Dr. Trott’s aviation interest dates back many years as is evidenced by the picture above which appeared in the Livonia Gazette of Sept. 18, 1931. This was the first autogiro to be demonstrated in the town of Livonia (Sept. 14, 1931) on Dr. Trott’s flying field in Hemlock, and Mrs. Trott was the first one to go up as a passenger in the local demonstration. Dr. Trott was largely responsible for the local interest shown. The figures in the picture are, left to right: Peter Barton, pilot; Mr. Herbert, salesman; Oscar G. Smith, Livonia; Mrs. Troot; Dr. Trott. Click the image to enlarge.
Dr. Harold W. Trott of Hemlock, already known in the publishing field because of his “Santa Claus in Santaland,” which enjoyed a wide sale, and an autobiography which he called “Campus Shadows,” has entered a new publishing field and appears this week as editor of “Helicopter Digest.” The first issue bears the date of June 1946 and consists of 64 8 1/2 x 11 inch pages with multi-color cover. Earle E. McGill is associate editor, and Virginia Smith art associate. The magazine is to be published monthly by Crossett & Williams Publishing Co., with publication and editorial offices at Hemlock. Printing is done by McGill Publications, Rochester.

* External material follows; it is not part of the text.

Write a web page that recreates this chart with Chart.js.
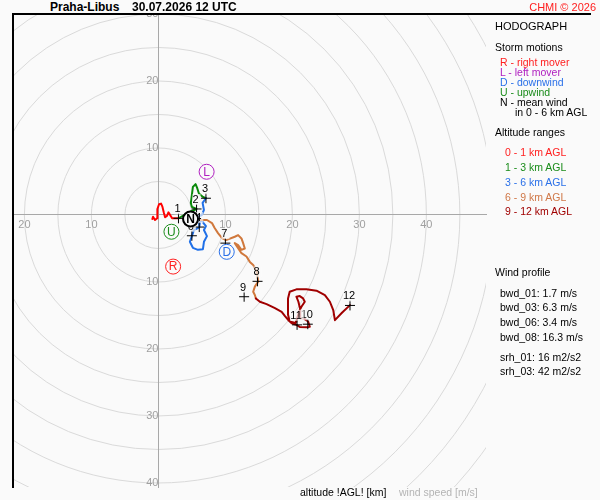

The first issue has six departments - General Features, Private Flying, Helicopter Engineering, Jet Propulsion Engineering, Manufacturing, Departmental Features. It carries 28 articles, the lead consisting of the text of remarks made by Igor I. Sikorsky, engineering manager of Sikorsky Aircraft, at the national aircraft clinic in Oklahoma City, Nov. 21, 1945. The magazine is profusely illustrated. Under the department of general features is a story by Frank E. Gannett of Rochester, titled “Dream of Magic Carpet.” The magazine also carries an editorial page of interest.

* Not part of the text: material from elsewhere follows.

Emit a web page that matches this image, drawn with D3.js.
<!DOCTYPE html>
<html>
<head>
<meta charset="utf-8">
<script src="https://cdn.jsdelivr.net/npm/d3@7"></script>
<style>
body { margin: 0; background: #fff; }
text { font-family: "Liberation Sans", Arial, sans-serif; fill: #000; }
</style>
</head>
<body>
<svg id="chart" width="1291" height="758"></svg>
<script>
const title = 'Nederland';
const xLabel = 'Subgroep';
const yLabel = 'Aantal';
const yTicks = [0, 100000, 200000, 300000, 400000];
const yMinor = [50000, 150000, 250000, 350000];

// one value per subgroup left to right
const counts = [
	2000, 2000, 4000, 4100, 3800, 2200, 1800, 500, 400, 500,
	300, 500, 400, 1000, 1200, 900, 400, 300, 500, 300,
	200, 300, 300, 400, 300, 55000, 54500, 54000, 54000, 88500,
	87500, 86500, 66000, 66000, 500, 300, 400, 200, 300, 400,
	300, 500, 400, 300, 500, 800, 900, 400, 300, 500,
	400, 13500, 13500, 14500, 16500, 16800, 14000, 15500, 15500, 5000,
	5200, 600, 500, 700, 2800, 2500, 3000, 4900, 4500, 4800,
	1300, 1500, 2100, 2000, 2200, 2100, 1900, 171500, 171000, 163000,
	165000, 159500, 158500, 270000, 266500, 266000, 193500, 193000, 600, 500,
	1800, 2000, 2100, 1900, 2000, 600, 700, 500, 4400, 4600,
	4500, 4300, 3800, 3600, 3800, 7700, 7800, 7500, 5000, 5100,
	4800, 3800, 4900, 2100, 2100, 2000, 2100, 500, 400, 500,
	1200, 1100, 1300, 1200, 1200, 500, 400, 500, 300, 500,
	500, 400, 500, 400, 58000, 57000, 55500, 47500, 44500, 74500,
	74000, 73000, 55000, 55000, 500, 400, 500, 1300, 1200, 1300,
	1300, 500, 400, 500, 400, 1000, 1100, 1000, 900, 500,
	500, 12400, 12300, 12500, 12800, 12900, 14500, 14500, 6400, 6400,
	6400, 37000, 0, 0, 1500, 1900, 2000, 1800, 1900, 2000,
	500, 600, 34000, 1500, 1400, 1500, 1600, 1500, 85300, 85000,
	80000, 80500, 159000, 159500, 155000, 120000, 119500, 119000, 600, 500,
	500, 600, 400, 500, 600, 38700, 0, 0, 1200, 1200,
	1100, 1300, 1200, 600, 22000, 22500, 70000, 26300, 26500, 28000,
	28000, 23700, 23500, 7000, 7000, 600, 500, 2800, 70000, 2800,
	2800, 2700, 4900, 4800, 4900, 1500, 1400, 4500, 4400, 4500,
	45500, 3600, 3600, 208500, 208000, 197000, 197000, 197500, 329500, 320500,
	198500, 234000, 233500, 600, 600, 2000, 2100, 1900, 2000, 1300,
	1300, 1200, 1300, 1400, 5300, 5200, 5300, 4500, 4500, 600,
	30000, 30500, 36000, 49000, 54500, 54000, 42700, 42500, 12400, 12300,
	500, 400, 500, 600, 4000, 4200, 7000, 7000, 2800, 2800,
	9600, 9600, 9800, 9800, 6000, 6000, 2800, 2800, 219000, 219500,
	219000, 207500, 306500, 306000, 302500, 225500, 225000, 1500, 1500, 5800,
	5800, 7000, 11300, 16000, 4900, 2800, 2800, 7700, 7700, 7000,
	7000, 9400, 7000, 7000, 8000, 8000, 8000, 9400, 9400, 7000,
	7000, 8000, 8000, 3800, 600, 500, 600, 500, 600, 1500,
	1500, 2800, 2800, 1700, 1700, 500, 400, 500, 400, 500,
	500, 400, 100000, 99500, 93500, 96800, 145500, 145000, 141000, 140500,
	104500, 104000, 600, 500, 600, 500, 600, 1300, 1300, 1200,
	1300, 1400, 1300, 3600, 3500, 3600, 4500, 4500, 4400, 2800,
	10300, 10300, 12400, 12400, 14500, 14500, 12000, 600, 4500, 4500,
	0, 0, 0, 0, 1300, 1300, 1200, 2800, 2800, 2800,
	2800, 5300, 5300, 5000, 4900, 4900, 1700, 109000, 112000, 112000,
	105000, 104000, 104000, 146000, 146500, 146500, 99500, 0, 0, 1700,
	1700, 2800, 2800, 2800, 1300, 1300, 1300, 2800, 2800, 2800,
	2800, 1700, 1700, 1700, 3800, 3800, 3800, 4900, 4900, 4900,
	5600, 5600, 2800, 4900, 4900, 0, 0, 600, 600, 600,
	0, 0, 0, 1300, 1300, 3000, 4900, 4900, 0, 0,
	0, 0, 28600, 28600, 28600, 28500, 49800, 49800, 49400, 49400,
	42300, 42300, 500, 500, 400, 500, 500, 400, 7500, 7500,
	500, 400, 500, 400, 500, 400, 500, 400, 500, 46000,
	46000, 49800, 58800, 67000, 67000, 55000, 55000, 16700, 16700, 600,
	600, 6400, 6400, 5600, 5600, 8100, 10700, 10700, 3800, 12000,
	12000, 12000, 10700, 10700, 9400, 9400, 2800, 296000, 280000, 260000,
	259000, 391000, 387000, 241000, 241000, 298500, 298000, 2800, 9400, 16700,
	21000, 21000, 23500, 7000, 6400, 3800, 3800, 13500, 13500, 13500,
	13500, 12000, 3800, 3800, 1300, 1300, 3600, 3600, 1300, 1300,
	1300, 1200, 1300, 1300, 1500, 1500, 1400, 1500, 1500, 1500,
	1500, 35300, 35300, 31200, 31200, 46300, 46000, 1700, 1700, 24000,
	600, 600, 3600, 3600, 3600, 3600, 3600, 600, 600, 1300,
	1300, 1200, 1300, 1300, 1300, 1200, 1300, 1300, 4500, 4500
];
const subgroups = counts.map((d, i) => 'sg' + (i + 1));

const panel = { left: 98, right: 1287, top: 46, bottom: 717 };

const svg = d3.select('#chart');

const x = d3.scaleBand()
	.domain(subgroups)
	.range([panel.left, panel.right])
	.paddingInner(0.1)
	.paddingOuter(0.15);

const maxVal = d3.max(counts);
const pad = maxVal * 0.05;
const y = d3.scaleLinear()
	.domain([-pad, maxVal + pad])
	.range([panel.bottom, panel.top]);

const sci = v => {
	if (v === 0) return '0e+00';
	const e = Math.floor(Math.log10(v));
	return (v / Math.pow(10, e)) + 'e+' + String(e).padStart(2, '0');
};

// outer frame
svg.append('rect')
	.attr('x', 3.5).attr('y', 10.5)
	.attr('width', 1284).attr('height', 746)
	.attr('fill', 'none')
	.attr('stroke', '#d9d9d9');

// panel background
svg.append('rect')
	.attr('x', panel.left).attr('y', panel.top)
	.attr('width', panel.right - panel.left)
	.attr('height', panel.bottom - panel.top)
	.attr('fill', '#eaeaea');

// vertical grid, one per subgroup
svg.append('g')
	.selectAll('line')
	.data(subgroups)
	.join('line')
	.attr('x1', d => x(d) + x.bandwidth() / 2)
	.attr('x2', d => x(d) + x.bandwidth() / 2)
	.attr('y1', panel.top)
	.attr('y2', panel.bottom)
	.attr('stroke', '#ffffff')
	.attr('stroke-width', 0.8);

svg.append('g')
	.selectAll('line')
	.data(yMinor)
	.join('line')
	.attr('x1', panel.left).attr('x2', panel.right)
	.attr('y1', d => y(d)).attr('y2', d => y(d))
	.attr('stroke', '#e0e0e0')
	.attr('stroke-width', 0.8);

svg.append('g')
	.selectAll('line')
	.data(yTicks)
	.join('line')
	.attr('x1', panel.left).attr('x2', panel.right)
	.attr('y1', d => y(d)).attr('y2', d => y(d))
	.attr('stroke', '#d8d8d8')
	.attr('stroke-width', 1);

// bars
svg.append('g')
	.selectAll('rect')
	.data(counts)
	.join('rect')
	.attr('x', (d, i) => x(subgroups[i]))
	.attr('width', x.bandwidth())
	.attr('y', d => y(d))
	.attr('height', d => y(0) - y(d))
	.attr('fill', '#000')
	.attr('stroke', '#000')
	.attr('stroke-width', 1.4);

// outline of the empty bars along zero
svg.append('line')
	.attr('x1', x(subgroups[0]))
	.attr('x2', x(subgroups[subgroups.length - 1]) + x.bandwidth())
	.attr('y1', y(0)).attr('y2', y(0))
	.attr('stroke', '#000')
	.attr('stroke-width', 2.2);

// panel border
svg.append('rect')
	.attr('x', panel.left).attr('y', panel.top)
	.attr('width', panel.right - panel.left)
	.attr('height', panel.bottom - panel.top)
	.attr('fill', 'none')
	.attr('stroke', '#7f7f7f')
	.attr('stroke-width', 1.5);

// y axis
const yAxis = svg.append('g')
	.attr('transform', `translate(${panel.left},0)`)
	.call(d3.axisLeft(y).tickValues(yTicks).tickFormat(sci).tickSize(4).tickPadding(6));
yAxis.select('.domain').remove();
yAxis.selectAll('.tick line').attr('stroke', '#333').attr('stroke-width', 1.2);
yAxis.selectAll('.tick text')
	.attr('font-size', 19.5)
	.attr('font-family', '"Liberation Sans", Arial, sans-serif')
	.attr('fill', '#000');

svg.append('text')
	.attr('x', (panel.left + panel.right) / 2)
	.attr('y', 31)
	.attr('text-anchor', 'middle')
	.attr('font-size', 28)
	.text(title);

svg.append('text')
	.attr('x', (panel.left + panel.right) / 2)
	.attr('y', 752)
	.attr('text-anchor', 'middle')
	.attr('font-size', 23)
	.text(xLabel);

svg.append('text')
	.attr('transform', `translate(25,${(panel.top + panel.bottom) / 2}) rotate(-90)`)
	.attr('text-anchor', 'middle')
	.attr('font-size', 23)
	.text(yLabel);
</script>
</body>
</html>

Part of the publisher’s announcement reads: “Published in the interest of the Helicopter industry the appearance of this journal may strike some as premature, but those who have taken the pains to search beneath the surface for the great tendencies of the age see what a giant industry is struggling into being here.” This statement, says the publisher, is a word-for-word reproduction - with the sole exception of the use of the word “helicopter” instead of “horseless buggy” - of a statement made by E.P. Ingersoll of 15 Williams Street, New York city, in the announcement of his magazine, “The Horseless Age,” in the winter of 1895. Mr. Ingersoll then went on to say that he believed the horseless carriage would, within the next 50 years, supplant the horse for use in distances of more than 10 miles. In spite of his optimism, however, he warned against accepting promotion schemes predicated on the hiring of as many as 500 men in a single plant. The extent to which Mr. Ingersoll underestimated the possibilities of the “horseless carriage” is self-evident.

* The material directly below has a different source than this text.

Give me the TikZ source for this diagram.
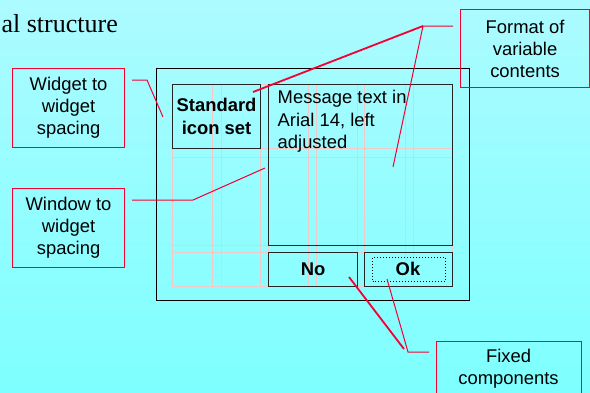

Now, a half century later, the publisher of the Helicopter Digest makes his prediction, which reads:
“We believe that within five years the helicopter will have proven beyond the question of a doubt that helicopter travel for any distance will be economical, cleaner, faster, more enjoyable, as easy to operate and safer than automobile travel - we believe that within ten years the above facts will be recognized and accepted by the general public and the helicopter will replace gradually the automobile for travel of distances of 10 miles and over and that within fifty years helicopter travel will become greater in distance flown each year than automobile travel. We are cognizant, of course, of the fact that some newly developed theory of flight may supplant the helicopter. We also believe that within two years private two-place airplanes will be available at not over $3,000.00 cost that will cruise at 500 miles per hour and land at 45 miles per hour. They will be powered with light weight turbo-jet motors or some qualification of the same, that will give possibly three horsepower to the pound and cost in quantity production not over $200.00 each.”
The new magazine is “dedicated to the development of helicopter, jet-propulsion and private flying,” and “contains all available data on the helicopter to date.” It is an interesting, timely, and forward-looking magazine.
Dr. Trott is a captain in the U.S. medical corps, and is stationed at the veterans’ facility at Batavia. At present he is on leave and he and Mrs. Trott are spending a vacation in Texas.